● **Short problem**
Retype the listing below line for line, but only from the line with "Clone this chart in Apache ECharts." down to the line with "const fScore_Col0 = [0.33,0.32,0.39,0.53,0.51,0.24,0.56];", inclusive. Pictures stay out.

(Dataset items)

:::

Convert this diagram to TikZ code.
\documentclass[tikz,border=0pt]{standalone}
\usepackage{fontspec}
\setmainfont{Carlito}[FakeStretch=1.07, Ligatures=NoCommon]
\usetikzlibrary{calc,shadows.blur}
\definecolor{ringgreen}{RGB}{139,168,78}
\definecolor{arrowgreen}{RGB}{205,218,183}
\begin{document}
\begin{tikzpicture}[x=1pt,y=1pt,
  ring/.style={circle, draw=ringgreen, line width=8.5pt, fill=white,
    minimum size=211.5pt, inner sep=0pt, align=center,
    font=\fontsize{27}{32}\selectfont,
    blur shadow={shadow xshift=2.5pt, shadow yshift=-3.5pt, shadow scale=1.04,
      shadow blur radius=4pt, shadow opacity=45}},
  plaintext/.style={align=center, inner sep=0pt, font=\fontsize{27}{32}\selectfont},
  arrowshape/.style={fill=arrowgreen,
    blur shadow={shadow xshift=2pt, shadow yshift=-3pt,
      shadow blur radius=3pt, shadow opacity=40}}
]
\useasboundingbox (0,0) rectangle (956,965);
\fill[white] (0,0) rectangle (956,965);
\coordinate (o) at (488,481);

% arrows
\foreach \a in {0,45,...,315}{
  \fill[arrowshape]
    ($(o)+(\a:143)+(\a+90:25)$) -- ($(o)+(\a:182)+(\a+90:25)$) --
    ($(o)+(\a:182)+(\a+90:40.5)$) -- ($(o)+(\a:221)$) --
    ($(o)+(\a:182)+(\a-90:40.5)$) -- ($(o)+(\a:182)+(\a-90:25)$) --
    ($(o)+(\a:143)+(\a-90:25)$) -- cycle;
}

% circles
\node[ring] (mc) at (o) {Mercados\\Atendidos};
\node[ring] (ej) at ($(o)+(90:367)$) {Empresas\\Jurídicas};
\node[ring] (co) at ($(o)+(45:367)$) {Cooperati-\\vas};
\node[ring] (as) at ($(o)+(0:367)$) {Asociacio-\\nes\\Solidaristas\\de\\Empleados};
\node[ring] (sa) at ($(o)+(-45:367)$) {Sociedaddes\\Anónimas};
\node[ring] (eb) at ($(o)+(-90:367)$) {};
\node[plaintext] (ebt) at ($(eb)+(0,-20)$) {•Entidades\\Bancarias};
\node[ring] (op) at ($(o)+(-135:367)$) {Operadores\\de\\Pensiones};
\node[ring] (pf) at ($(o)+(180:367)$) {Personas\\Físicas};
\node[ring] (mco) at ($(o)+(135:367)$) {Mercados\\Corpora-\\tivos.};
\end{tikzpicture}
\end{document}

:::

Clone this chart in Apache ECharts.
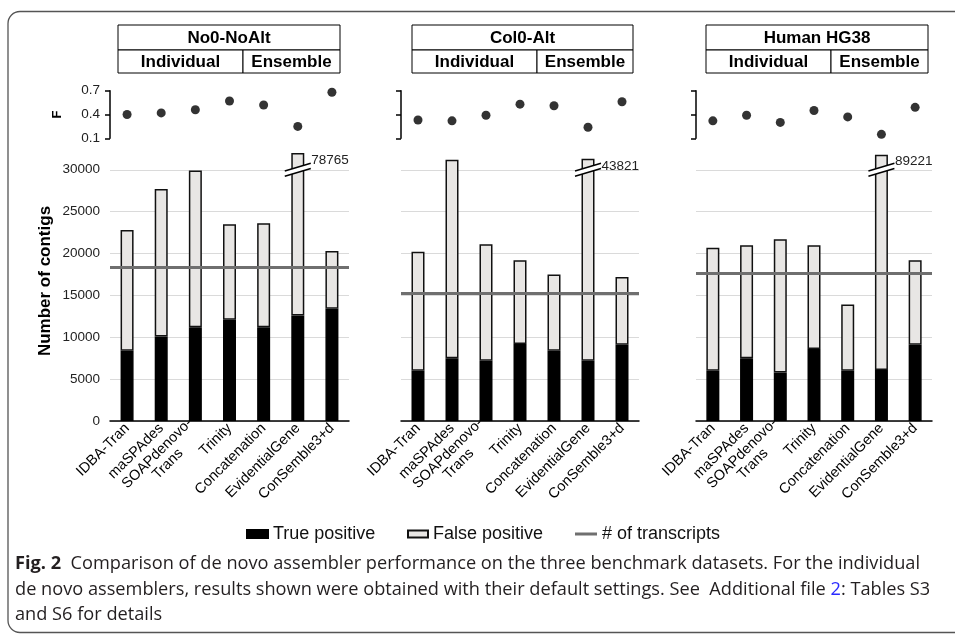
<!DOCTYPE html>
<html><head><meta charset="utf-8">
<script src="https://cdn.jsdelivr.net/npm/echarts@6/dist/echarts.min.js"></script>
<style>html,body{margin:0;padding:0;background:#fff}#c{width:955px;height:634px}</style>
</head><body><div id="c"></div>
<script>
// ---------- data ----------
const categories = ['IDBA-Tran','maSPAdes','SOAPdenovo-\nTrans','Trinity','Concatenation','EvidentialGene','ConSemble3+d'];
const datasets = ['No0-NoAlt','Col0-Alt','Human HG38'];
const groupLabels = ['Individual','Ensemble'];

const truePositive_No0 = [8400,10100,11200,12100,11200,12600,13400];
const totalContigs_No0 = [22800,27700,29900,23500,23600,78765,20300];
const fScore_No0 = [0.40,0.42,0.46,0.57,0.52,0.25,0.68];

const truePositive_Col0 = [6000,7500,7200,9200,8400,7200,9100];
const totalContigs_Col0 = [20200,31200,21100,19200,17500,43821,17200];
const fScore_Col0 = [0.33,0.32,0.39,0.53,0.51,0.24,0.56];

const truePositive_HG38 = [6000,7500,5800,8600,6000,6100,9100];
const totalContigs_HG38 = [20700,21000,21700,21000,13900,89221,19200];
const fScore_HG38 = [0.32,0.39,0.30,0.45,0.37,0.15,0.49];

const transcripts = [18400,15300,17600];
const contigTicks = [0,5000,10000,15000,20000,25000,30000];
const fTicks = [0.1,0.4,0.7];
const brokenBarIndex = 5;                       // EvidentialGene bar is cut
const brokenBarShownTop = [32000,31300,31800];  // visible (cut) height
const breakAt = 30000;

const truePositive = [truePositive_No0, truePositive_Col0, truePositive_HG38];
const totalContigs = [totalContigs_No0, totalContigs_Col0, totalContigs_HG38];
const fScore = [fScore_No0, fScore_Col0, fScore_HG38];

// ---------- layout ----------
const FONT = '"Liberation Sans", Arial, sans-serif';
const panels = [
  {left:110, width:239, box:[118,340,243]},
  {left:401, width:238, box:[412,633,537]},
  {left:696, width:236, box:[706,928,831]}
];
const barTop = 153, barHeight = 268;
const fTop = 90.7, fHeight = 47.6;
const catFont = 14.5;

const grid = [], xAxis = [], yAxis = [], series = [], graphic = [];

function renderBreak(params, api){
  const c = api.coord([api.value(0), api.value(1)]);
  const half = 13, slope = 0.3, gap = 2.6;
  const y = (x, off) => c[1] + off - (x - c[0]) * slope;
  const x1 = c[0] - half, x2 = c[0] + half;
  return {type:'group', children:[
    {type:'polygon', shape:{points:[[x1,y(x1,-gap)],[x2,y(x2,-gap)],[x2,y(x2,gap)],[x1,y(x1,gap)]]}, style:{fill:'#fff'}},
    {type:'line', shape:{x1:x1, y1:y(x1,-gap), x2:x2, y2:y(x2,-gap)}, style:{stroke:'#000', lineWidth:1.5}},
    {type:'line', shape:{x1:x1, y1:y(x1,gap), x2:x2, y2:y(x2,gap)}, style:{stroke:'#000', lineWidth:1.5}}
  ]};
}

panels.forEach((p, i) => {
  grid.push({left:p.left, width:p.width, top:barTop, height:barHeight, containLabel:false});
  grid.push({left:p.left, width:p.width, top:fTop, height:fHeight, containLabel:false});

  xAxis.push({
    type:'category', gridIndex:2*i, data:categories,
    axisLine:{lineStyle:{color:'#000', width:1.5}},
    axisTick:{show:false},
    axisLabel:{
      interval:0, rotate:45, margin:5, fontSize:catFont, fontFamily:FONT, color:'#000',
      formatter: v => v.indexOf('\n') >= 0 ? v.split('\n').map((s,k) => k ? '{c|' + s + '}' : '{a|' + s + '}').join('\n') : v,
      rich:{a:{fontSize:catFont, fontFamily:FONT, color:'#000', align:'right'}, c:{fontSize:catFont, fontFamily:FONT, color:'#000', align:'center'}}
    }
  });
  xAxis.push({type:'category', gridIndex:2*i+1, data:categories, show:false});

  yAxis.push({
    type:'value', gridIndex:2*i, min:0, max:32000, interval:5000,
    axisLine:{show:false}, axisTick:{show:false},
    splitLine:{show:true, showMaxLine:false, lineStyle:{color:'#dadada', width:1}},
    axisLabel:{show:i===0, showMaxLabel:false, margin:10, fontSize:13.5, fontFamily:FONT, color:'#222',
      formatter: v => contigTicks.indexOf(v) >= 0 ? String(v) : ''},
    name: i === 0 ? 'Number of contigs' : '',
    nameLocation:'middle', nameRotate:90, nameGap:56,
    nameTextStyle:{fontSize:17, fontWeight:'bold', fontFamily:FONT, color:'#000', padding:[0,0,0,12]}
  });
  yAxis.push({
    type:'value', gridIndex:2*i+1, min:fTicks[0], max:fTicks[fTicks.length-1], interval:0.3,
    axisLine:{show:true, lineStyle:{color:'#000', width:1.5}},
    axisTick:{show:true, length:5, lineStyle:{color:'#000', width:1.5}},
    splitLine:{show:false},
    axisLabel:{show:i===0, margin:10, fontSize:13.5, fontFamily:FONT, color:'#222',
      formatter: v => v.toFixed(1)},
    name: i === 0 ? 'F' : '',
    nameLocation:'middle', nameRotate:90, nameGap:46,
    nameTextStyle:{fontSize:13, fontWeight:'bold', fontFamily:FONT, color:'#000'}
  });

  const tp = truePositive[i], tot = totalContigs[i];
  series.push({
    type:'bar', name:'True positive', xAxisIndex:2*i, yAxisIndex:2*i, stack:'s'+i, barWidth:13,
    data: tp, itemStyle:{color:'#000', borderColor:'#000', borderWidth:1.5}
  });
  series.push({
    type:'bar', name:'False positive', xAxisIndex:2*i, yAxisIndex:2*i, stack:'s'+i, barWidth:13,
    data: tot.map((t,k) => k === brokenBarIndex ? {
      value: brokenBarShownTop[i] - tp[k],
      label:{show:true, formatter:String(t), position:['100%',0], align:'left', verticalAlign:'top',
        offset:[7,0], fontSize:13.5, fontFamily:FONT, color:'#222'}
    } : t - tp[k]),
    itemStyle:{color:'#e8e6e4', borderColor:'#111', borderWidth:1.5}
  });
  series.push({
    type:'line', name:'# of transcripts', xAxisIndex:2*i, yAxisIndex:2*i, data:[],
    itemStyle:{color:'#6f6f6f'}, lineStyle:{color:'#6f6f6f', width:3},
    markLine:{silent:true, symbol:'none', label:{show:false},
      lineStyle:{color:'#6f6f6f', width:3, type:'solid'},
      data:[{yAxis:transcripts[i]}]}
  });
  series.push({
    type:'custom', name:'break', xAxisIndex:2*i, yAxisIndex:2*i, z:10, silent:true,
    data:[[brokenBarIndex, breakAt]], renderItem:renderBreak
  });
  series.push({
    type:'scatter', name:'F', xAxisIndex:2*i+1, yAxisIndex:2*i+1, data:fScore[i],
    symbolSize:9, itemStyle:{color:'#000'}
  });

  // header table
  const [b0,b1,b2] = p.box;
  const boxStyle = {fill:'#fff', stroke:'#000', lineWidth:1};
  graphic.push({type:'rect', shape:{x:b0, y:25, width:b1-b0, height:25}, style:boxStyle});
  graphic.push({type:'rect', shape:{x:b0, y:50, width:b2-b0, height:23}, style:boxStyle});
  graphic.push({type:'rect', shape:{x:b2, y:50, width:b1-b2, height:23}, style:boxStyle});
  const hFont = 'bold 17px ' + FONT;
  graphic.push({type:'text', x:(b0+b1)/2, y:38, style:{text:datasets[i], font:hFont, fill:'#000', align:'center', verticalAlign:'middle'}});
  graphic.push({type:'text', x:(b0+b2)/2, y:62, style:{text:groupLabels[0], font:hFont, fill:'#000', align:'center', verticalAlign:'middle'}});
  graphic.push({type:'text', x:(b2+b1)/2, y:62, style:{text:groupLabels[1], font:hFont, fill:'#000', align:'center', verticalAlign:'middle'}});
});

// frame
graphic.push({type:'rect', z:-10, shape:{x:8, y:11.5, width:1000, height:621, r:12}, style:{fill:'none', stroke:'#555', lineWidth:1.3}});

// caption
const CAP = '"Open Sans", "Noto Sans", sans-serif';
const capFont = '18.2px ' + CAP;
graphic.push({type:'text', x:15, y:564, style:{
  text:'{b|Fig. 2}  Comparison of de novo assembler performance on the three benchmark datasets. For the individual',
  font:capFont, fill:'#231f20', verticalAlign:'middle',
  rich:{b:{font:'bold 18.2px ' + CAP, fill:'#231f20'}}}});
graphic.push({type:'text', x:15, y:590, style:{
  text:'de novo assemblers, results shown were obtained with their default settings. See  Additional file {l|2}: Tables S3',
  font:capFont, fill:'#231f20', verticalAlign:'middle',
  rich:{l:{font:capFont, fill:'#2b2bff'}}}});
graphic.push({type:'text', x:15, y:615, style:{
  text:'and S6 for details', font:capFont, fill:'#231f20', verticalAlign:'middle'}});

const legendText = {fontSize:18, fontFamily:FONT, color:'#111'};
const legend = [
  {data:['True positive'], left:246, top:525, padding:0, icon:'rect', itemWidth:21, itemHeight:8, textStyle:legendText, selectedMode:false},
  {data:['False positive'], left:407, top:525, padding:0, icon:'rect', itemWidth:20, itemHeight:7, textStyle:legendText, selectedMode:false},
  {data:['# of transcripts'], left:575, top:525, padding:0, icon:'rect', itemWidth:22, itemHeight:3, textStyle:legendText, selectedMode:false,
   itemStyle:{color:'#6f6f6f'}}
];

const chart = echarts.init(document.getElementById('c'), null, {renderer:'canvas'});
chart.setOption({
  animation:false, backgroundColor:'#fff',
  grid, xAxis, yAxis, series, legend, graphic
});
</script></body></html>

:::

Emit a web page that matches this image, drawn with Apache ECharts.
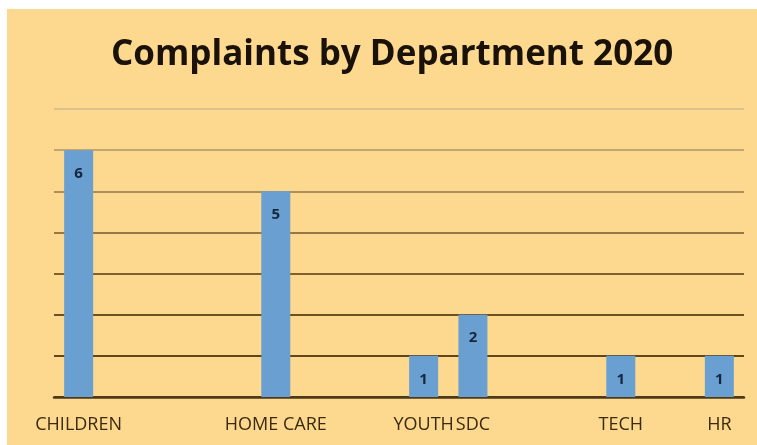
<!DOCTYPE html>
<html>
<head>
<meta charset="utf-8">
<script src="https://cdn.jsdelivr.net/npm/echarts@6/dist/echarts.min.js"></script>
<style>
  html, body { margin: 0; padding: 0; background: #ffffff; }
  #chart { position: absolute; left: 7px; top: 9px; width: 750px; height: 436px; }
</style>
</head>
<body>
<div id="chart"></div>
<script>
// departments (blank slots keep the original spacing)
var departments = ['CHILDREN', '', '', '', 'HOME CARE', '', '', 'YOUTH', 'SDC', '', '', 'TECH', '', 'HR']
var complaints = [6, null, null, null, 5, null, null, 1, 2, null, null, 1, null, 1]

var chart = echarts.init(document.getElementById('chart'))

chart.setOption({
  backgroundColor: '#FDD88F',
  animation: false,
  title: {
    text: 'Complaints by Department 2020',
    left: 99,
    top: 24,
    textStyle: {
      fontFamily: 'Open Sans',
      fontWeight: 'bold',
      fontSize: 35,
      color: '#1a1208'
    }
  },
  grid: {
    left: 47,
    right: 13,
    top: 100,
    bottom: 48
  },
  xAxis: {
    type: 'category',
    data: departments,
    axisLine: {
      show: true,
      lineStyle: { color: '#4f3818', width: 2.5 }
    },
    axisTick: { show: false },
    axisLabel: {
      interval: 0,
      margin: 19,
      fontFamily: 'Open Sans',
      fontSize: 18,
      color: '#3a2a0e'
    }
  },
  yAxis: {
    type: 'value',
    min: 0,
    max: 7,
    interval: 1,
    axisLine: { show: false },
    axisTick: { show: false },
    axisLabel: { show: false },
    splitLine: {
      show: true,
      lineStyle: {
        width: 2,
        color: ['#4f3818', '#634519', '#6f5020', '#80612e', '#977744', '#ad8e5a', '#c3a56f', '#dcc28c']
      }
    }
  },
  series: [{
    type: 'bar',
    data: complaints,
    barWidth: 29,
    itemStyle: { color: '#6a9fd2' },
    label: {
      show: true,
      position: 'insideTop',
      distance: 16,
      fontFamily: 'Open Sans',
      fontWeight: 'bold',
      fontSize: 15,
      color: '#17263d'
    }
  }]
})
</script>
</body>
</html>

:::

● **Solution**
Clone this chart in Apache ECharts.
<!DOCTYPE html>
<html><head><meta charset="utf-8">
<script src="https://cdn.jsdelivr.net/npm/echarts@6/dist/echarts.min.js"></script>
<style>html,body{margin:0;padding:0;background:#fff}#c{width:955px;height:634px}</style>
</head><body><div id="c"></div>
<script>
// ---------- data ----------
const categories = ['IDBA-Tran','maSPAdes','SOAPdenovo-\nTrans','Trinity','Concatenation','EvidentialGene','ConSemble3+d'];
const datasets = ['No0-NoAlt','Col0-Alt','Human HG38'];
const groupLabels = ['Individual','Ensemble'];

const truePositive_No0 = [8400,10100,11200,12100,11200,12600,13400];
const totalContigs_No0 = [22800,27700,29900,23500,23600,78765,20300];
const fScore_No0 = [0.40,0.42,0.46,0.57,0.52,0.25,0.68];

const truePositive_Col0 = [6000,7500,7200,9200,8400,7200,9100];
const totalContigs_Col0 = [20200,31200,21100,19200,17500,43821,17200];
const fScore_Col0 = [0.33,0.32,0.39,0.53,0.51,0.24,0.56];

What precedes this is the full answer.